The expanded version of the travel ban targets prospective immigrants from six additional countries: Eritrea, Kyrgyzstan, Myanmar, Nigeria, Sudan and Tanzania.
Under the proclamation, which will take effect on February 21, the United States will suspend the issuance of visas that can lead to permanent residency for nationals of Eritrea, Kyrgyzstan, Myanmar and Nigeria, acting Homeland Security Secretary Chad Wolf said during a call with reporters on Friday. The visas affected are distinct from non-immigrant visitor visas, which will not be impacted by the ban, Wolf said.
The US government will stop issuing "diversity visas" to nationals of Sudan and Tanzania, Wolf said. The visas - which Trump has criticized in the past - are available by lottery for applicants from countries with low rates of immigration to the US.
Rights groups decried Friday's announcement, saying the "Trump administration continues to push white supremacist and exclusionary policies that discriminate on the basis of faith, national origin, and immigration status".
"From scapegoating Muslims with the Muslim Ban to now expanding the same restrictions to other immigrant communities of color, the Trump administration continues to weaponize immigration law in order to advance its xenophobic agenda," said Javeria Jamil, a state lawyer at the National Security & Civil Rights of Asian Americans Advancing Justice - Asian Law Caucus.
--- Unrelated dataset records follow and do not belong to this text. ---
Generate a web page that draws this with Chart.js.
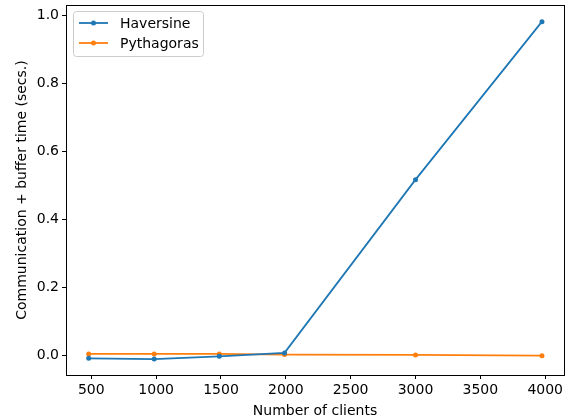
<!DOCTYPE html>
<html>
<head>
<meta charset="utf-8">
<script src="https://cdn.jsdelivr.net/npm/chart.js@4/dist/chart.umd.min.js"></script>
<style>
  body { margin: 0; background: #fff; }
  #wrap { width: 570px; height: 420px; }
</style>
</head>
<body>
<div id="wrap"><canvas id="chart" width="570" height="420"></canvas></div>
<script>
// Nombre de clients
const clients = [480, 985, 1487, 1990, 3000, 3975];
const haversine = [-0.009, -0.011, -0.003, 0.007, 0.517, 0.982];
const pythagoras = [0.004, 0.004, 0.004, 0.002, 0.001, -0.001];
const xTicks = [500, 1000, 1500, 2000, 2500, 3000, 3500, 4000];
const yTicks = [0.0, 0.2, 0.4, 0.6, 0.8, 1.0];

const blue = '#1f77b4';
const orange = '#ff7f0e';
const font = { family: 'DejaVu Sans', size: 14 };

const toPoints = ys => clients.map((x, i) => ({ x: x, y: ys[i] }));

// Cadre noir + légende dans la zone du graphe
const framePlugin = {
    id: 'frame',
    afterDraw(chart) {
        const { ctx, chartArea: a } = chart;
        ctx.save();
        ctx.strokeStyle = '#000';
        ctx.lineWidth = 1;
        ctx.strokeRect(a.left + 0.5, a.top + 0.5, a.right - a.left, a.bottom - a.top);

        // légende
        const bx = a.left + 7, by = a.top + 6, bw = 130, bh = 45;
        ctx.fillStyle = 'rgba(255,255,255,0.8)';
        ctx.strokeStyle = '#cccccc';
        ctx.beginPath();
        ctx.roundRect(bx + 0.5, by + 0.5, bw, bh, 3);
        ctx.fill();
        ctx.stroke();

        const items = [['Haversine', blue], ['Pythagoras', orange]];
        items.forEach(([label, color], i) => {
            const y = by + 12 + i * 20;
            ctx.strokeStyle = color;
            ctx.lineWidth = 1.8;
            ctx.beginPath();
            ctx.moveTo(bx + 6, y);
            ctx.lineTo(bx + 35, y);
            ctx.stroke();
            ctx.fillStyle = color;
            ctx.beginPath();
            ctx.arc(bx + 20.5, y, 2.5, 0, Math.PI * 2);
            ctx.fill();
            ctx.fillStyle = '#000';
            ctx.font = '14px "DejaVu Sans"';
            ctx.textBaseline = 'middle';
            ctx.fillText(label, bx + 47, y + 1);
        });
        ctx.restore();
    }
};

const data = {
    datasets: [
        {
            label: 'Haversine',
            data: toPoints(haversine),
            borderColor: blue,
            backgroundColor: blue,
            borderWidth: 1.8,
            pointRadius: 2.5,
            pointBorderWidth: 0,
            tension: 0
        },
        {
            label: 'Pythagoras',
            data: toPoints(pythagoras),
            borderColor: orange,
            backgroundColor: orange,
            borderWidth: 1.8,
            pointRadius: 2.5,
            pointBorderWidth: 0,
            tension: 0
        }
    ]
};

const options = {
    responsive: false,
    animation: false,
    layout: { padding: { top: 5, right: 6, left: 14, bottom: 0 } },
    plugins: {
        legend: { display: false },
        tooltip: { enabled: false }
    },
    scales: {
        x: {
            type: 'linear',
            min: 305,
            max: 4145,
            afterBuildTicks: s => { s.ticks = xTicks.map(v => ({ value: v })); },
            afterFit: s => { s.height = 45; s.paddingLeft = 0; s.paddingRight = 0; },
            grid: { display: true, drawOnChartArea: false, drawTicks: true, tickLength: 4, color: '#000' },
            border: { display: false },
            ticks: { color: '#000', font: font, padding: 3, maxRotation: 0, callback: v => String(v) },
            title: { display: true, text: 'Number of clients', color: '#000', font: font, padding: { top: 1, bottom: 0 } }
        },
        y: {
            type: 'linear',
            min: -0.058,
            max: 1.031,
            afterBuildTicks: s => { s.ticks = yTicks.map(v => ({ value: v })); },
            afterFit: s => { s.width = 52; s.paddingTop = 0; s.paddingBottom = 0; },
            grid: { display: true, drawOnChartArea: false, drawTicks: true, tickLength: 4, color: '#000' },
            border: { display: false },
            ticks: { color: '#000', font: font, padding: 3, callback: v => v.toFixed(1) },
            title: { display: true, text: 'Communication + buffer time (secs.)', color: '#000', font: font, padding: { top: 0, bottom: 0 } }
        }
    }
};

new Chart('chart', { type: 'line', data, options, plugins: [framePlugin] });
</script>
</body>
</html>
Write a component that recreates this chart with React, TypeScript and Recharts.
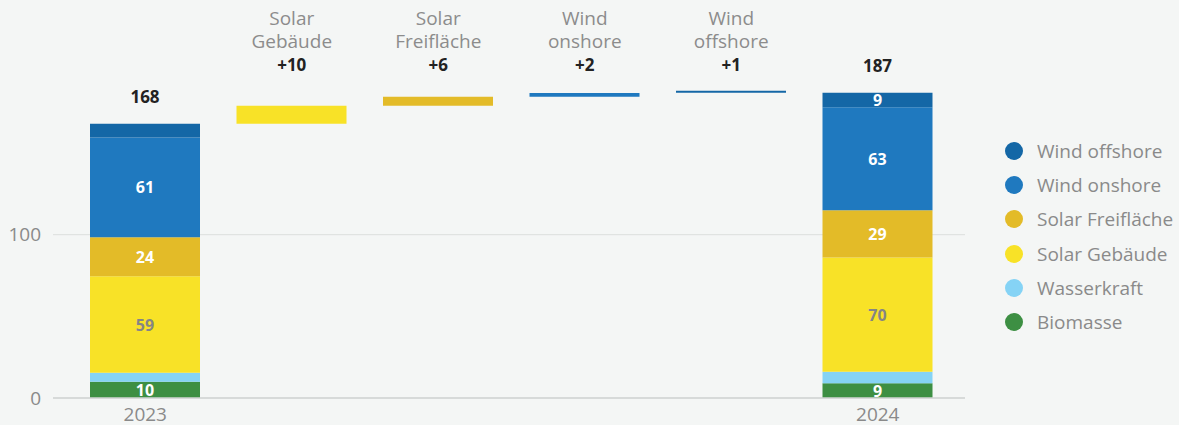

The American Civil Liberties Union (ACLU) said the "Muslim ban should be ended, not expanded".
"President Trump is doubling down on his signature anti-Muslim policy - and using the ban as a way to put even more of his prejudices into practice by excluding more communities of colour," Omar Jadwat, director of the ACLU's Immigrants' Rights Project, said in a statement. "Families, universities, and businesses in the United States are paying an ever-higher price for President Trump's ignorance and racism."
'White nationalist agenda'
The original travel ban - issued during Trump's first week in office in January 2017 - barred nearly all immigrants and travelers from seven Muslim-majority nations. It caused widespread outrage and chaos at airports across the US. The policy was revised amid court challenges, but the US Supreme Court ultimately upheld it in June 2018.
The existing version of the ban includes the Muslim-majority nations of Iran, Libya, Somalia, Syria and Yemen. North Korea and Venezuela also face visa restrictions, but those measures affect relatively few travelers.
Restrictions under the current travel ban will remain in place.
Wolf added the six new countries failed to meet US security and information-sharing standards, which necessitated the new restrictions. The problems Wolf cited ranged from subpar passport technology to a failure to sufficiently exchange information on "terrorism" suspects and criminals.
"These countries, for the most part, want to be helpful," Wolf said, "but for a variety of different reasons simply failed to meet those minimum requirements that we laid out."
But rights advocates and community leaders said the administration is "fulfilling a white national agenda".
"We continue to be outraged by this Administration's actions to ban immigrants seeking a better life in the United States," said Linda Sarsour, executive director of MPower Change. "Trump is fulfilling a white nationalist agenda on the backs of Muslim and African communities and we will not stand for it. All of our families deserve to be together."
Patrice Lawrence, a co-director of UndocuBlack Network, said the ban shows the US "has a real problem with Blackness and any proximity to it".
"The reasons keep changing about why it is that the Trump administration wants to keep Black and brown people out. And that's because there is no honest reason, except for racism and xenophobia. Behind these bans and visa sanctions are real people with real families - facing the pain and uncertainty that family separation brings," Lawrence said in a statement.
Protests against the ban are expected this weekend.
Democrats in the US House of Representatives announced earlier this week that the chamber will soon take up legislation that would repeal the travel ban and limit the president from imposing future restrictions based on religion.